● Written exercise
Go through the material below and report how many lines contain "document". Give only the number.

Code that draws figures
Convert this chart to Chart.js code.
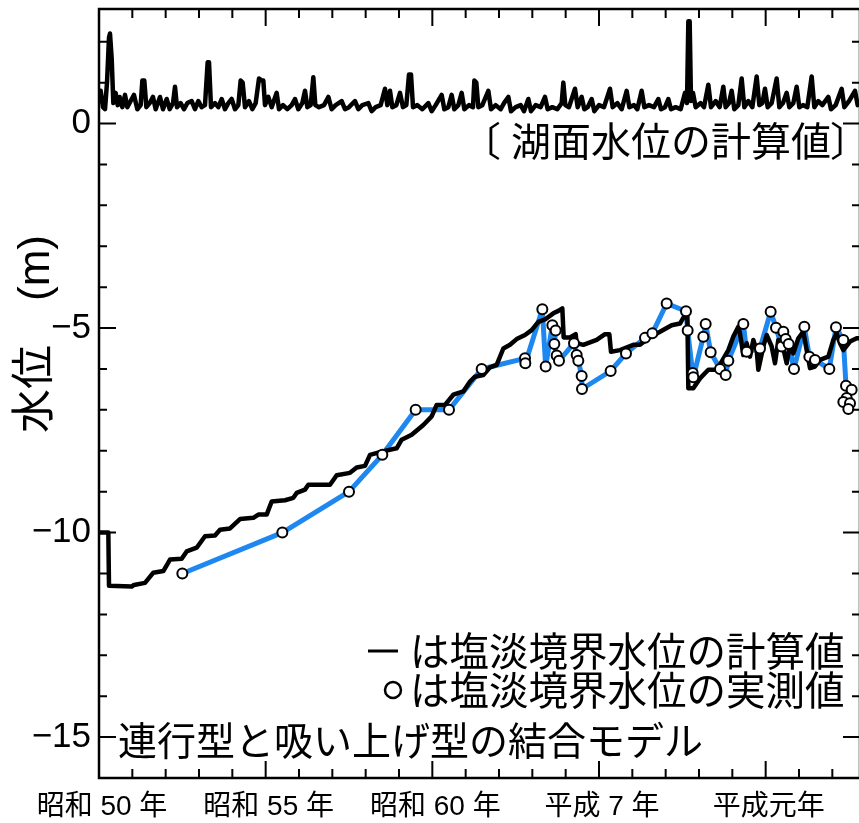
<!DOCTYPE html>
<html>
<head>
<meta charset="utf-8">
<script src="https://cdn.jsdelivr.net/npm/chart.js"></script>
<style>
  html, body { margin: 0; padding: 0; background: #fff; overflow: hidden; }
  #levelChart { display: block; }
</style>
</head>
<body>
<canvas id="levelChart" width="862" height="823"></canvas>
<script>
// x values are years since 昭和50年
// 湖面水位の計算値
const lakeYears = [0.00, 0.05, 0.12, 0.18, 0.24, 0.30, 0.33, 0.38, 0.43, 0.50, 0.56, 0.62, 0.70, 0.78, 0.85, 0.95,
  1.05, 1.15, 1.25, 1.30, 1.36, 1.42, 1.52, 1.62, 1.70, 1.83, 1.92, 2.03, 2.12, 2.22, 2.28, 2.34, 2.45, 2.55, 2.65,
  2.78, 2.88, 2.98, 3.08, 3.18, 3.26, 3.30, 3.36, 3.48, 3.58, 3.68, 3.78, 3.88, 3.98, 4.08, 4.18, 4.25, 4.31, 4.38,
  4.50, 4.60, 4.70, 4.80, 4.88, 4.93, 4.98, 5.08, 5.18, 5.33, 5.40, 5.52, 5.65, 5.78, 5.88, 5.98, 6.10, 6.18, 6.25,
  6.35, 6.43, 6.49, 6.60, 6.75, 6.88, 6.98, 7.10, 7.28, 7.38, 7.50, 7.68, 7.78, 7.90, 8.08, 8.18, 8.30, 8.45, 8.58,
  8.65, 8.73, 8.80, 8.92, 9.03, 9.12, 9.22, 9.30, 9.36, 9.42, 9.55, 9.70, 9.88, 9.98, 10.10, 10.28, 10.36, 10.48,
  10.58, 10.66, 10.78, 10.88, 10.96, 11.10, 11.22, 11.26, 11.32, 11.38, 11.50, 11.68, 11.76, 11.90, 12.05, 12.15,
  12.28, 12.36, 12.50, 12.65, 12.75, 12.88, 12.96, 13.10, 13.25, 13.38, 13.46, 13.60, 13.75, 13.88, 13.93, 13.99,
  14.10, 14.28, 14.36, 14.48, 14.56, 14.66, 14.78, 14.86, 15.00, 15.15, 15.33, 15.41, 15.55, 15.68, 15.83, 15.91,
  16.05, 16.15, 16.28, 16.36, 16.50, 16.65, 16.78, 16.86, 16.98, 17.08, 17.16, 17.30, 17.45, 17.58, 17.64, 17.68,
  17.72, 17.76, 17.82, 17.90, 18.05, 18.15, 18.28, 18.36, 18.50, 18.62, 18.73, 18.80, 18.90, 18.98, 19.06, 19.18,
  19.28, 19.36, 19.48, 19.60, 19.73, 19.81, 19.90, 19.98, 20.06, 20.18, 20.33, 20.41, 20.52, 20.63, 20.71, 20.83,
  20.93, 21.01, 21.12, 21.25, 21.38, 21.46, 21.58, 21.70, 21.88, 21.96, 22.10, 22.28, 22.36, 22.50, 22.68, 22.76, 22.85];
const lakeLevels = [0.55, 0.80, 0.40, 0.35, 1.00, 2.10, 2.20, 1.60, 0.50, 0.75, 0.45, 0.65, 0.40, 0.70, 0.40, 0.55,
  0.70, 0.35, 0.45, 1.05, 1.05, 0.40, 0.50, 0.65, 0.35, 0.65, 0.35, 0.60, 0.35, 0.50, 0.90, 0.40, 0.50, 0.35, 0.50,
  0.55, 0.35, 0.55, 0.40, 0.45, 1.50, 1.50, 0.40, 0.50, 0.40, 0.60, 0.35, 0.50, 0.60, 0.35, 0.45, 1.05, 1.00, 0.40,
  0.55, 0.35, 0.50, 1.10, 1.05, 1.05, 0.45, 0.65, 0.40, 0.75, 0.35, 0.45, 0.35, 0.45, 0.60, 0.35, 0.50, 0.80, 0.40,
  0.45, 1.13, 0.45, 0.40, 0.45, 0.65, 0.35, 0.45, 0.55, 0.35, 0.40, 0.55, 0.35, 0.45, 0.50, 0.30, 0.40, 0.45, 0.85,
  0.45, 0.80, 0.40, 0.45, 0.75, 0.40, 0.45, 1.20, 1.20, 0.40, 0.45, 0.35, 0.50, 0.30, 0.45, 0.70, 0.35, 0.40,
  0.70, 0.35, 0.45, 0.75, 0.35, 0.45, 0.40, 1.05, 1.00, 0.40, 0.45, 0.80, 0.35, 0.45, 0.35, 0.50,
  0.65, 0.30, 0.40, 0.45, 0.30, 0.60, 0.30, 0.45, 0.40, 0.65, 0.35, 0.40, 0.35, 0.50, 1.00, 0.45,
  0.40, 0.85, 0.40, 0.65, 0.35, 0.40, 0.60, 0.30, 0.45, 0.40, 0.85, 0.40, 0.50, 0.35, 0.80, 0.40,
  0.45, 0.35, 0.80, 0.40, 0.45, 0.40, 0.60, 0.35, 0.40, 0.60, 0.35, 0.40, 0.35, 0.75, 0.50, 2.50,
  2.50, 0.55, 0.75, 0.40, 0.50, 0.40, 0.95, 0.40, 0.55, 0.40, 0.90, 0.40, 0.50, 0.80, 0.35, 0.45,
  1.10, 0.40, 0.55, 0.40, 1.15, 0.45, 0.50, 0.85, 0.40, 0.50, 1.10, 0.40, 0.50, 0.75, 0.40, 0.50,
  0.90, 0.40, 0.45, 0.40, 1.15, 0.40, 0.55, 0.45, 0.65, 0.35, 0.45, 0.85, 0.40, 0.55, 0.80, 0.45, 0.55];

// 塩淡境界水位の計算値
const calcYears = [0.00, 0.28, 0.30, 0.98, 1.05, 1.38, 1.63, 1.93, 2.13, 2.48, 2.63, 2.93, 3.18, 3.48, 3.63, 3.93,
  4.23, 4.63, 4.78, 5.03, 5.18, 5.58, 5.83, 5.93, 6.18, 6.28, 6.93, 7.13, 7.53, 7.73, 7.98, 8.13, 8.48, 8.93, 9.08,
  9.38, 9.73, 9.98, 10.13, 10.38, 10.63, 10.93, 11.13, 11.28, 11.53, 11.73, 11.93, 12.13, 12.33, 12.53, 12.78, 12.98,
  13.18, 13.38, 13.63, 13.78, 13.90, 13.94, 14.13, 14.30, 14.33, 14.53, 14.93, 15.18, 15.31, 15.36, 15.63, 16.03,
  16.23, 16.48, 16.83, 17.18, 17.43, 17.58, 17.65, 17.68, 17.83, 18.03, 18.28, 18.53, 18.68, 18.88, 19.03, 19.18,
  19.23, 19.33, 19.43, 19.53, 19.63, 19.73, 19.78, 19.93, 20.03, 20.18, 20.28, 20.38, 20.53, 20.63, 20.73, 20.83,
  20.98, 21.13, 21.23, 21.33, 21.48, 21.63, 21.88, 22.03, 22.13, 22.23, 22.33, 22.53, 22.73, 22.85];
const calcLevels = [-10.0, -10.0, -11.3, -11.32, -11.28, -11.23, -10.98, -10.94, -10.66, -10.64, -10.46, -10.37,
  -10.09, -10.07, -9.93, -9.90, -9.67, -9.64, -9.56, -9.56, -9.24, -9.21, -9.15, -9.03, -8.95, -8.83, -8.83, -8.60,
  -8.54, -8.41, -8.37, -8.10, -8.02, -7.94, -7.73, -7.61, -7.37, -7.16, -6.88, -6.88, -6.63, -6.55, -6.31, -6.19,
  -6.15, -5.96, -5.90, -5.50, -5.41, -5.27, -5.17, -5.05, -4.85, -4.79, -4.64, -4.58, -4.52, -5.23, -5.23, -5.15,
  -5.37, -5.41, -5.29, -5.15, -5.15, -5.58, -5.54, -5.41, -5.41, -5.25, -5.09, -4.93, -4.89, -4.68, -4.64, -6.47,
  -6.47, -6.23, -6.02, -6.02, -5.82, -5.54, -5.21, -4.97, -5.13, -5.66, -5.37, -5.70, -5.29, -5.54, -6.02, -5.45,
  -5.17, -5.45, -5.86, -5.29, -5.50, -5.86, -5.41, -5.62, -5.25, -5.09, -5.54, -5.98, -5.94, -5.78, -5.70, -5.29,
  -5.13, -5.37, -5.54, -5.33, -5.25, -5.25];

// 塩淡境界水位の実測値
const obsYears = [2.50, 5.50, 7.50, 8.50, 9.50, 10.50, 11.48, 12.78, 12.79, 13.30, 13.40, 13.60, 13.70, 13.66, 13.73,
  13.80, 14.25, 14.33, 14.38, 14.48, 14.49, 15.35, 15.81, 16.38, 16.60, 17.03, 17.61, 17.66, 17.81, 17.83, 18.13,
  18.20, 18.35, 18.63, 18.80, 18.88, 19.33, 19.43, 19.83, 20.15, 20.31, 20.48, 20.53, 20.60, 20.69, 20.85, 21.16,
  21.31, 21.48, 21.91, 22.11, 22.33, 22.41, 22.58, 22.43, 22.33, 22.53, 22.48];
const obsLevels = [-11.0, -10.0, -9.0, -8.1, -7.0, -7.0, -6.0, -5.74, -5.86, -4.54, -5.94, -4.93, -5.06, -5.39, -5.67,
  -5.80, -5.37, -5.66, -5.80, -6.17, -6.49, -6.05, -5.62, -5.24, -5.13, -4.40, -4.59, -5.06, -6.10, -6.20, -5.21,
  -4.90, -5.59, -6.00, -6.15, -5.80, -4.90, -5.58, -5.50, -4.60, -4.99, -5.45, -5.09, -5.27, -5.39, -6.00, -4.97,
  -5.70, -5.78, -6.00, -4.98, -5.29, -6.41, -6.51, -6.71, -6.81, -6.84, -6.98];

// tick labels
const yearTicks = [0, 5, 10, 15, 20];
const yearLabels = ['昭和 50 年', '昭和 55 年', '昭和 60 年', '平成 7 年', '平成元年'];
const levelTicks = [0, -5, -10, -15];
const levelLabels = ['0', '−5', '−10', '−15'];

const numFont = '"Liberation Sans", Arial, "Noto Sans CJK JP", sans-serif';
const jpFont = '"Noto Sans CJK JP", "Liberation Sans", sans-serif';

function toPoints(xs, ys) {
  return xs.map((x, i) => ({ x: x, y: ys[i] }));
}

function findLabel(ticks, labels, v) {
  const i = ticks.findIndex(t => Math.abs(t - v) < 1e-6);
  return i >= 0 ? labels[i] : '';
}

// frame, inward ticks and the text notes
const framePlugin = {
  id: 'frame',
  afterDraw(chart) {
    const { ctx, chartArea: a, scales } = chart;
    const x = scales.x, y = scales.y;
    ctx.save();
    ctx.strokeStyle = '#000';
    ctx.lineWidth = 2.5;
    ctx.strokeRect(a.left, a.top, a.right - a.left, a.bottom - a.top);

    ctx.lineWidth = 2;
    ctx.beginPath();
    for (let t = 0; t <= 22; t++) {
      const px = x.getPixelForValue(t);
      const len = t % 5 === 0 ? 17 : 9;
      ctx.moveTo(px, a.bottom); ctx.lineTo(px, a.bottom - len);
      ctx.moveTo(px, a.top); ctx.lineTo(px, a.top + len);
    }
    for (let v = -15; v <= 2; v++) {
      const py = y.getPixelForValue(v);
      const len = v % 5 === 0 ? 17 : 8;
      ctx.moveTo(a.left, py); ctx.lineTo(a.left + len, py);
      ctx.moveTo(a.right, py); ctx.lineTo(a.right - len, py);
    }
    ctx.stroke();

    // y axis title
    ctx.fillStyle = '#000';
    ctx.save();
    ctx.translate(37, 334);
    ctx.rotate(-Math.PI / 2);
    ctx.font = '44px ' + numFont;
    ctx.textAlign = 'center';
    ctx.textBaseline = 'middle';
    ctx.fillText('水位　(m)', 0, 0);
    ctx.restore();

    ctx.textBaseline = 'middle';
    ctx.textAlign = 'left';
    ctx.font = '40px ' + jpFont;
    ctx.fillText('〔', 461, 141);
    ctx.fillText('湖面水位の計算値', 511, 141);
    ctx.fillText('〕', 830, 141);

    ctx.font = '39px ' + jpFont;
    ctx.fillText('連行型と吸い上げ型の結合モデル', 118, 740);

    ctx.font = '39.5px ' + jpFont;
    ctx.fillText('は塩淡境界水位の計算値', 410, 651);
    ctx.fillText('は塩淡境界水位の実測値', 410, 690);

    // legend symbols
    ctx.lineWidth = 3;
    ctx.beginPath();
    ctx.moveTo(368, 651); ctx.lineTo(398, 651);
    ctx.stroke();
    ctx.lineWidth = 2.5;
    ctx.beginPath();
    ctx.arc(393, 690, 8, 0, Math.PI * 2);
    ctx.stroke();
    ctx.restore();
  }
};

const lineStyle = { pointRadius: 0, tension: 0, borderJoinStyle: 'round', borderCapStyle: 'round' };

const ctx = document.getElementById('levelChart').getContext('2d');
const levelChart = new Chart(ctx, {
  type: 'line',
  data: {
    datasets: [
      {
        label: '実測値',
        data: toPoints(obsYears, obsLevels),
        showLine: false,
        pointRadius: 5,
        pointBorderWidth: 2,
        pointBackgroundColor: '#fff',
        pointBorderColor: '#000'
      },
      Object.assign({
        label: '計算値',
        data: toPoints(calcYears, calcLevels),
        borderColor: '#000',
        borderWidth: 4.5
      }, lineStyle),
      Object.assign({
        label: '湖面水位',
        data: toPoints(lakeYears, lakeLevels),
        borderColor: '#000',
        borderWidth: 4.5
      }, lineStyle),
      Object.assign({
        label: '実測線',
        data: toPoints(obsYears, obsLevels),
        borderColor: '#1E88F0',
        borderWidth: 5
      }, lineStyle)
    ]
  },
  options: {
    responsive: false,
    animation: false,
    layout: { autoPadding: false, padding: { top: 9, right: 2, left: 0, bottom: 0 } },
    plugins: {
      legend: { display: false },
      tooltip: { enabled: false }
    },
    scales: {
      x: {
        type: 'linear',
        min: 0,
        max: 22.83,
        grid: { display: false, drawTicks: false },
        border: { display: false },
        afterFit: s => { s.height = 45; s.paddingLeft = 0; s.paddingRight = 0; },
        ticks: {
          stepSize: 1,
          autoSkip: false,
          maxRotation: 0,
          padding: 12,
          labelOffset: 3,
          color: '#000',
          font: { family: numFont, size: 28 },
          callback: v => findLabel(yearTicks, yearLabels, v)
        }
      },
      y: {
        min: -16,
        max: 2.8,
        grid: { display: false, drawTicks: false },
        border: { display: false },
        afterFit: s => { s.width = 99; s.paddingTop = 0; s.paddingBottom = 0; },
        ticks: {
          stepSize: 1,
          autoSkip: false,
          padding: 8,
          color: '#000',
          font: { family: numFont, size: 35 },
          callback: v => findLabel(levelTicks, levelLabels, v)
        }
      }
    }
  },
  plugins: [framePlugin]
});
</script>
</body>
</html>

---

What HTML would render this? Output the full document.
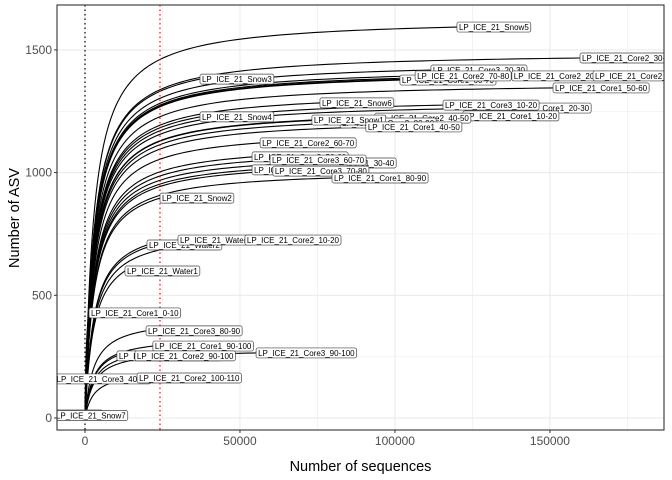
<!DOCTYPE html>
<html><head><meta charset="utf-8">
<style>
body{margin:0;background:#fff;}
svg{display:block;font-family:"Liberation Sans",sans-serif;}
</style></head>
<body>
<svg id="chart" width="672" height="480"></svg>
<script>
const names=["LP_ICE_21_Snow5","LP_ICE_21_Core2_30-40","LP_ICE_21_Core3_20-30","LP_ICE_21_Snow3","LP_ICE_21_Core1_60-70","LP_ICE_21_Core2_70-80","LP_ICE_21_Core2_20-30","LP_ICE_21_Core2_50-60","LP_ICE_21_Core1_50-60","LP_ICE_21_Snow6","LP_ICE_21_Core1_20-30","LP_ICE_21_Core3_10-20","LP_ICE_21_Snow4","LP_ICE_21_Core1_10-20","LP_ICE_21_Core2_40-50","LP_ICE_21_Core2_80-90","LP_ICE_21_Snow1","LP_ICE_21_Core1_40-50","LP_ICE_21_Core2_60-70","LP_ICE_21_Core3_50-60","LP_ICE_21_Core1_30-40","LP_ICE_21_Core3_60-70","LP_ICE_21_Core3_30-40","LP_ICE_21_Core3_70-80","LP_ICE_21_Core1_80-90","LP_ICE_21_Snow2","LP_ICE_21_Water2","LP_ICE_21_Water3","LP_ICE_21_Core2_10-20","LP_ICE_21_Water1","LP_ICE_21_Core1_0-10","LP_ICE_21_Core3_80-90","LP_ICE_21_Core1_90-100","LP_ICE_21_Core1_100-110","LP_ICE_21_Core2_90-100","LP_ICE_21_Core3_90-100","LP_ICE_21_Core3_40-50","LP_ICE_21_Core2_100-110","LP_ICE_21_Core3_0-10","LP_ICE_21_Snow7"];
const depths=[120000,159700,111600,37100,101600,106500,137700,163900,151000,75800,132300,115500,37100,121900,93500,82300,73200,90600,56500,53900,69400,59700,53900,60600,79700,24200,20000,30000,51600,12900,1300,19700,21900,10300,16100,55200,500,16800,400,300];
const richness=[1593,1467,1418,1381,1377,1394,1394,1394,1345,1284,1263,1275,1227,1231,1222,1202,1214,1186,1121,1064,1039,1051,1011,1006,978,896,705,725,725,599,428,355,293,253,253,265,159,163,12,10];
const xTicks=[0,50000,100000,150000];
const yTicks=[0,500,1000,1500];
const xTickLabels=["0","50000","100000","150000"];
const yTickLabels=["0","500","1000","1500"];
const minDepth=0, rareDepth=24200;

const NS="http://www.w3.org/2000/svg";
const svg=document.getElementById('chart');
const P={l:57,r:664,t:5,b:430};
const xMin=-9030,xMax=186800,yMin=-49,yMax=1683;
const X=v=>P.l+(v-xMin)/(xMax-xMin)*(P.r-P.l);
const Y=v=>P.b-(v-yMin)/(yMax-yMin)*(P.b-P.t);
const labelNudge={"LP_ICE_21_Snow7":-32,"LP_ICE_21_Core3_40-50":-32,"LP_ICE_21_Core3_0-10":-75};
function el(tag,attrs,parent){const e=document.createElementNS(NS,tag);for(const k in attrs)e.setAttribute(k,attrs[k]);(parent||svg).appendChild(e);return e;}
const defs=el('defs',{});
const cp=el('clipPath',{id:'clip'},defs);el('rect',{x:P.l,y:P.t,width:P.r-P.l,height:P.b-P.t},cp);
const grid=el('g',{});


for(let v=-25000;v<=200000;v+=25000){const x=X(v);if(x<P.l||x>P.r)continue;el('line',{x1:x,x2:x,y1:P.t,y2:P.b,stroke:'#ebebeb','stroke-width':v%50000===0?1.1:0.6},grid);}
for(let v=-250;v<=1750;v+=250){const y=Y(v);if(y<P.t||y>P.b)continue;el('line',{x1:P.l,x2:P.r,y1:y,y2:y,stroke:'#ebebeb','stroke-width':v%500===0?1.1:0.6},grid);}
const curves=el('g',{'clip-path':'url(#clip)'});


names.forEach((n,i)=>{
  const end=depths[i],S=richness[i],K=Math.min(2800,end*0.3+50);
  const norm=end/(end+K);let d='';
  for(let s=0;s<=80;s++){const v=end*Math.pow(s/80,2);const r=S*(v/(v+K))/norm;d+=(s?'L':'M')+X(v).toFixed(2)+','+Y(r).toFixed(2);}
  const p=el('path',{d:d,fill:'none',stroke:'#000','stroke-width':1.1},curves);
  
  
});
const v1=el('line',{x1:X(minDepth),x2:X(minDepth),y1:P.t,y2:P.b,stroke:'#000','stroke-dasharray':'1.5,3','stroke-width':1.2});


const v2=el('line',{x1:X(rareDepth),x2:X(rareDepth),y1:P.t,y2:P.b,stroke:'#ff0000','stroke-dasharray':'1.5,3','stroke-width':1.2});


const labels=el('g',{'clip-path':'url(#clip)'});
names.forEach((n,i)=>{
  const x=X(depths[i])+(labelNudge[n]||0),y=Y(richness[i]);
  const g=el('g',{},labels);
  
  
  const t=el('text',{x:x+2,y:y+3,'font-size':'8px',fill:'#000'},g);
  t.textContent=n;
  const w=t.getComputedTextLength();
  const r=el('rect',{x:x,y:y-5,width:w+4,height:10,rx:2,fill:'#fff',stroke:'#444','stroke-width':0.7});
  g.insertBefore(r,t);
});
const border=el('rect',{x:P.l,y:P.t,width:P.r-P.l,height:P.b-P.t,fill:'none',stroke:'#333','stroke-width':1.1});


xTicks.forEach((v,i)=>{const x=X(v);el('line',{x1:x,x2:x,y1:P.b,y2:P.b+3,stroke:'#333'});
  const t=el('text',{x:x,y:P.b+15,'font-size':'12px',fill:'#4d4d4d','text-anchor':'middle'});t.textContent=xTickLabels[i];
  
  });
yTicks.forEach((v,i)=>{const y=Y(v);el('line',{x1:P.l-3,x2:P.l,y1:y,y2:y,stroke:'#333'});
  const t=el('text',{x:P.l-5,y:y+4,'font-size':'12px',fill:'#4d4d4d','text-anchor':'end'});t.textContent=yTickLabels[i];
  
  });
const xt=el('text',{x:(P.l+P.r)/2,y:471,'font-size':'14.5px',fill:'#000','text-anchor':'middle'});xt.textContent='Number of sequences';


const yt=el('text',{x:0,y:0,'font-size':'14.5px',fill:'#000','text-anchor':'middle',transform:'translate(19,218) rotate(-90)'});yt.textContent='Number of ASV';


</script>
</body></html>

● Task response
4